### [PROMPT]
Print the first line of the material below and each line after it, exactly as written, ending with the line that contains "baseline_mV = [-60, -80, -80, -60]".

### [DATA PROVIDED]
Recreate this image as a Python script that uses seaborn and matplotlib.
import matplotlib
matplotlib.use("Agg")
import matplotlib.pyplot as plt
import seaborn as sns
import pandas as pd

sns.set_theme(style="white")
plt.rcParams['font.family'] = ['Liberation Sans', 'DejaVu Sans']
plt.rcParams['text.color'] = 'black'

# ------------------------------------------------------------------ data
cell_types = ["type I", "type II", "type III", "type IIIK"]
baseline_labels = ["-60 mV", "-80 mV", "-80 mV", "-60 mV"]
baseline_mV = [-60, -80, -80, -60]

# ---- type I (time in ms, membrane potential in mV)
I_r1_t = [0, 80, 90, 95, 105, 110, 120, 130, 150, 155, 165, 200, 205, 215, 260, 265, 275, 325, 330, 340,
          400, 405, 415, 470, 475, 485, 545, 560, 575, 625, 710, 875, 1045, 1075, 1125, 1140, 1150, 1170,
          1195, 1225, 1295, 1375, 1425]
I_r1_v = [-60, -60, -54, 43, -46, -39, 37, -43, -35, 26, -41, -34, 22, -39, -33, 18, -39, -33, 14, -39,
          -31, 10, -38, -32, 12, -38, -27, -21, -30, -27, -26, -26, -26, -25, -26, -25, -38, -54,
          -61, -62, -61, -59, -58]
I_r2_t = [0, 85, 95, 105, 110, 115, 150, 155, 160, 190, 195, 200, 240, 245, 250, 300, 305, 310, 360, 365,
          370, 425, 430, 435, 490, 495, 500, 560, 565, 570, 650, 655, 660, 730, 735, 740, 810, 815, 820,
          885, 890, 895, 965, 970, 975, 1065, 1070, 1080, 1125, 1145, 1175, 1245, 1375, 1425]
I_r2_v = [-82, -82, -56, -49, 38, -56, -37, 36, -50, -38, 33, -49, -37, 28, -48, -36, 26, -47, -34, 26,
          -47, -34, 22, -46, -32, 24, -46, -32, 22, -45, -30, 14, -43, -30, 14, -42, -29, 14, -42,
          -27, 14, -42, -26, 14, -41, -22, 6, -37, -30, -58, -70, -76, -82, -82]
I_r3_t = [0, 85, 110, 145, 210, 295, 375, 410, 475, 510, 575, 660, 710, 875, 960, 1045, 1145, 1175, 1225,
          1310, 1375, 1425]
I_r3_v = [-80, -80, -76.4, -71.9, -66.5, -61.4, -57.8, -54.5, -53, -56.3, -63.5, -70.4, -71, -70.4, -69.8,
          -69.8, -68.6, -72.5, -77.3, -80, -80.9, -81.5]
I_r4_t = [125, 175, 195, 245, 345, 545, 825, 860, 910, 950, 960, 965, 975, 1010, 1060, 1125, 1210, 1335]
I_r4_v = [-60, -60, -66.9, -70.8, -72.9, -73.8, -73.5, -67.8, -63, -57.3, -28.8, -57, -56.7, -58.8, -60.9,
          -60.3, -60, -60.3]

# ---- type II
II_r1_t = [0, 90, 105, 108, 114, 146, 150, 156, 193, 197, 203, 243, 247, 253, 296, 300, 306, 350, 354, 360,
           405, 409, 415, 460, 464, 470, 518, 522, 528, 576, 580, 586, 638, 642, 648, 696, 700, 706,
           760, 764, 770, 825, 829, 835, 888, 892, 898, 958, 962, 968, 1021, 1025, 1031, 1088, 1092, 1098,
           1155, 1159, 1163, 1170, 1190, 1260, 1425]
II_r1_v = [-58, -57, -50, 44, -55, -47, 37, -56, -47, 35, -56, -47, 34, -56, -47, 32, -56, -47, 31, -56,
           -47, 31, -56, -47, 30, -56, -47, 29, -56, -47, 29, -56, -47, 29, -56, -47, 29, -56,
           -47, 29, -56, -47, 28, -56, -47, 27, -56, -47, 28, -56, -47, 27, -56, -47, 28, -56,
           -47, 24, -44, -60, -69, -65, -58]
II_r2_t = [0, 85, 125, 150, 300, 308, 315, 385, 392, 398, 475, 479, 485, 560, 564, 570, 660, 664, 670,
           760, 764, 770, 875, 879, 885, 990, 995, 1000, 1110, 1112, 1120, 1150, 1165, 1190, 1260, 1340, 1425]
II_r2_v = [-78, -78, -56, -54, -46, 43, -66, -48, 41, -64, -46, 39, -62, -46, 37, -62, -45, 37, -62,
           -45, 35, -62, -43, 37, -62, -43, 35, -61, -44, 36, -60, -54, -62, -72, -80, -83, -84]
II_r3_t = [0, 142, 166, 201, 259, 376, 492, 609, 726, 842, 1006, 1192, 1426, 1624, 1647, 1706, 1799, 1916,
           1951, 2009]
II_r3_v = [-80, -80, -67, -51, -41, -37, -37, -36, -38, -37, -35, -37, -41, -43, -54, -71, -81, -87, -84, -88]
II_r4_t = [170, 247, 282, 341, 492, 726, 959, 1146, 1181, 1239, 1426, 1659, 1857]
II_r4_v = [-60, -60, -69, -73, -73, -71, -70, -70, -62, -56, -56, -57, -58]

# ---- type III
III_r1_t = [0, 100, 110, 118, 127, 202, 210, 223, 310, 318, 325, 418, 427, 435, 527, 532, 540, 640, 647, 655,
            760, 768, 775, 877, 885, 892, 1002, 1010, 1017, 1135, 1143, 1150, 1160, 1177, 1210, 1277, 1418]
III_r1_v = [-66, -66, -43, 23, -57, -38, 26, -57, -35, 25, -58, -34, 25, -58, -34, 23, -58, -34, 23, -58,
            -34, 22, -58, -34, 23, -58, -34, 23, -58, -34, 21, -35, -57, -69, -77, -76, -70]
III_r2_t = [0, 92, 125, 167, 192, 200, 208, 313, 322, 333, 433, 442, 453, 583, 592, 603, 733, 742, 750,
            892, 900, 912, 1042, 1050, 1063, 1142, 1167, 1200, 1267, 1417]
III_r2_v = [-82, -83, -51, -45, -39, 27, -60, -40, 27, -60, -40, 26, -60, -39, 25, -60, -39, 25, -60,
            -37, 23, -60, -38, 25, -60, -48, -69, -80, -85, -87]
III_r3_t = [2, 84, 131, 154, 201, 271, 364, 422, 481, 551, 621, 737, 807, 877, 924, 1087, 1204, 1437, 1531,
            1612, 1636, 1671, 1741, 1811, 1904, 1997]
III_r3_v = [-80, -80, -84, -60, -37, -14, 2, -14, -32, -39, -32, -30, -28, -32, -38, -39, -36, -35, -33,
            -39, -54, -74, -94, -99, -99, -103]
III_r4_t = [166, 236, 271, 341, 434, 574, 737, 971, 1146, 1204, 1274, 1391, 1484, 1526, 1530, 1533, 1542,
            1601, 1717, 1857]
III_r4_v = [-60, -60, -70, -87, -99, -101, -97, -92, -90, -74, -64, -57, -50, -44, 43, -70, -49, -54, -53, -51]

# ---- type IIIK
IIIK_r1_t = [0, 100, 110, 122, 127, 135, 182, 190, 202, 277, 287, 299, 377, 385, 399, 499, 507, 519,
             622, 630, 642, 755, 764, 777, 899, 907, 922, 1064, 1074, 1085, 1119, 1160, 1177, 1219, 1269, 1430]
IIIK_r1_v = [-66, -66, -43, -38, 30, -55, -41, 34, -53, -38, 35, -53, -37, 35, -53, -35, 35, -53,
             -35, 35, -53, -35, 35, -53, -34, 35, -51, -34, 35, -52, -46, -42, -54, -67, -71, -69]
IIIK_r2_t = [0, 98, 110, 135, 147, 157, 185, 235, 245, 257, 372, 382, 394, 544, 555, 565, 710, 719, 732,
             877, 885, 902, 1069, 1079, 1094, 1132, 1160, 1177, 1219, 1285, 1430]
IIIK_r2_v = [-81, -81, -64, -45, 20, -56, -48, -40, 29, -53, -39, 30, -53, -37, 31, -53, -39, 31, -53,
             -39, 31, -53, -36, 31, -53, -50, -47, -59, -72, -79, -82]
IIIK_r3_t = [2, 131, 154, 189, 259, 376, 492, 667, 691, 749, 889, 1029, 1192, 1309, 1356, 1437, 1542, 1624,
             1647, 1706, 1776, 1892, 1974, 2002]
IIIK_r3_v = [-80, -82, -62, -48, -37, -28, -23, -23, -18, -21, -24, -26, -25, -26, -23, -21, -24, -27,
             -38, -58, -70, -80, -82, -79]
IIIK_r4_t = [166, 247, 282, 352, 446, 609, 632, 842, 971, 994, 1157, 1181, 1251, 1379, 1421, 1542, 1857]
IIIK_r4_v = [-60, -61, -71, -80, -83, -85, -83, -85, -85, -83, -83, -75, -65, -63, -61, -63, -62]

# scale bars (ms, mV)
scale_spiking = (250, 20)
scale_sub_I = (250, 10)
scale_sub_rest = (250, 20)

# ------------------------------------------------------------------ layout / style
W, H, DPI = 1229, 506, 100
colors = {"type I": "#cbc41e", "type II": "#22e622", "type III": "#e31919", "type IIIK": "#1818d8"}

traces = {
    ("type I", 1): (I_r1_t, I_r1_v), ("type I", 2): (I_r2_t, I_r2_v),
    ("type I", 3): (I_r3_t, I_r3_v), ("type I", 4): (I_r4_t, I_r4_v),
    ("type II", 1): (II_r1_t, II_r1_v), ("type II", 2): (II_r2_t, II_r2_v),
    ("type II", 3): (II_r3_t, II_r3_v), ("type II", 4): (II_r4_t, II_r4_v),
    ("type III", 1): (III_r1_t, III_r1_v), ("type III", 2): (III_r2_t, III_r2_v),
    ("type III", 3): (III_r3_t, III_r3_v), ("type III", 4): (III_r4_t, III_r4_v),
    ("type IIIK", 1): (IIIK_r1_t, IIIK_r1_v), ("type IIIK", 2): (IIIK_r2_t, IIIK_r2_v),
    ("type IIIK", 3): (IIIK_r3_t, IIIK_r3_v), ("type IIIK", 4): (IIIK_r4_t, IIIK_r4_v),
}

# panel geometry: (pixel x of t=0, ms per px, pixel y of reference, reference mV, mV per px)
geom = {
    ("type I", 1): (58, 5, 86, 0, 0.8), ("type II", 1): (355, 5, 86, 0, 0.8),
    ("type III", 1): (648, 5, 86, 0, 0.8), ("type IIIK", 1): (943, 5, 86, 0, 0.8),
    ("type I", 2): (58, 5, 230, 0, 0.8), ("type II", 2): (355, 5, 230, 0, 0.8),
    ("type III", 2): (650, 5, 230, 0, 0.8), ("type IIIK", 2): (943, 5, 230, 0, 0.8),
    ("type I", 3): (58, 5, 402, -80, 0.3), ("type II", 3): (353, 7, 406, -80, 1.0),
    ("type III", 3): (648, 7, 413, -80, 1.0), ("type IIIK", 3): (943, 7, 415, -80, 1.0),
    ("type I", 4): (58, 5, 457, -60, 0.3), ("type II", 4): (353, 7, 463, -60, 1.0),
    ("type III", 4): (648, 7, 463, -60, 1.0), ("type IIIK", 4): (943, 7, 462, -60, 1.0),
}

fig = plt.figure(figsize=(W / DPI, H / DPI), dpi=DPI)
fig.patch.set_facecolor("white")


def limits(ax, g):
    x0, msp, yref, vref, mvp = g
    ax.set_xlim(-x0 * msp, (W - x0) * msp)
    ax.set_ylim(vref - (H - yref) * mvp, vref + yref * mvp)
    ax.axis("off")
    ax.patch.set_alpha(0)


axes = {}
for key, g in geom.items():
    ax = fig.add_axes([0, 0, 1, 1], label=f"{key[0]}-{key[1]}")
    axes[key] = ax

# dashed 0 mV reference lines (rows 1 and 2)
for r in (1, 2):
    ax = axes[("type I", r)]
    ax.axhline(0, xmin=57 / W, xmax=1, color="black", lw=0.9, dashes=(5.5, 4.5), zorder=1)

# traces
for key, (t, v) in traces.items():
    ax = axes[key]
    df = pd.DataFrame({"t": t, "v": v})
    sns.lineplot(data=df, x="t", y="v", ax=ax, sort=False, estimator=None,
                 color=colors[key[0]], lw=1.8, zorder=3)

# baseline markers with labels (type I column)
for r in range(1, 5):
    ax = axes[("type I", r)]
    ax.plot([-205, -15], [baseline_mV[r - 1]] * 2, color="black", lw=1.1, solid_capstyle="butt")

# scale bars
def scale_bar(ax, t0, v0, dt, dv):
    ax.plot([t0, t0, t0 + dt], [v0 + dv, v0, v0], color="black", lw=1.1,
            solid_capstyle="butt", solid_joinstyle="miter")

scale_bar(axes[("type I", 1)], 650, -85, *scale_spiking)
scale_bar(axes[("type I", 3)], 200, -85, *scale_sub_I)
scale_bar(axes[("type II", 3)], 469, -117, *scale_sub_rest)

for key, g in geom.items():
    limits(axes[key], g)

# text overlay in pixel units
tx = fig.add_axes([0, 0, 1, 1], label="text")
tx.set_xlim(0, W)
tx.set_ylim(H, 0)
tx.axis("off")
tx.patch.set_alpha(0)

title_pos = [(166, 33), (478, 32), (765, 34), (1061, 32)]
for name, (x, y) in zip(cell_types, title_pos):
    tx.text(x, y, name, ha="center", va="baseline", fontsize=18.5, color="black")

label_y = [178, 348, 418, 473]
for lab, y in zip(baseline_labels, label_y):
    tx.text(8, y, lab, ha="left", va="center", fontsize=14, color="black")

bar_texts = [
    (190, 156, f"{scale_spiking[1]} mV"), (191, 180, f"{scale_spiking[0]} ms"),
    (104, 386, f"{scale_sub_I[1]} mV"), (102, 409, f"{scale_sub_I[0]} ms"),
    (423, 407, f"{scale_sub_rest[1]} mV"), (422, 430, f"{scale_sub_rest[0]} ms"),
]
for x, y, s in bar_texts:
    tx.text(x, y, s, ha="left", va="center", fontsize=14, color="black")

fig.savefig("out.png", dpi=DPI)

### [OUTPUT OF THE TASK]
Recreate this image as a Python script that uses seaborn and matplotlib.
import matplotlib
matplotlib.use("Agg")
import matplotlib.pyplot as plt
import seaborn as sns
import pandas as pd

sns.set_theme(style="white")
plt.rcParams['font.family'] = ['Liberation Sans', 'DejaVu Sans']
plt.rcParams['text.color'] = 'black'

# ------------------------------------------------------------------ data
cell_types = ["type I", "type II", "type III", "type IIIK"]
baseline_labels = ["-60 mV", "-80 mV", "-80 mV", "-60 mV"]
baseline_mV = [-60, -80, -80, -60]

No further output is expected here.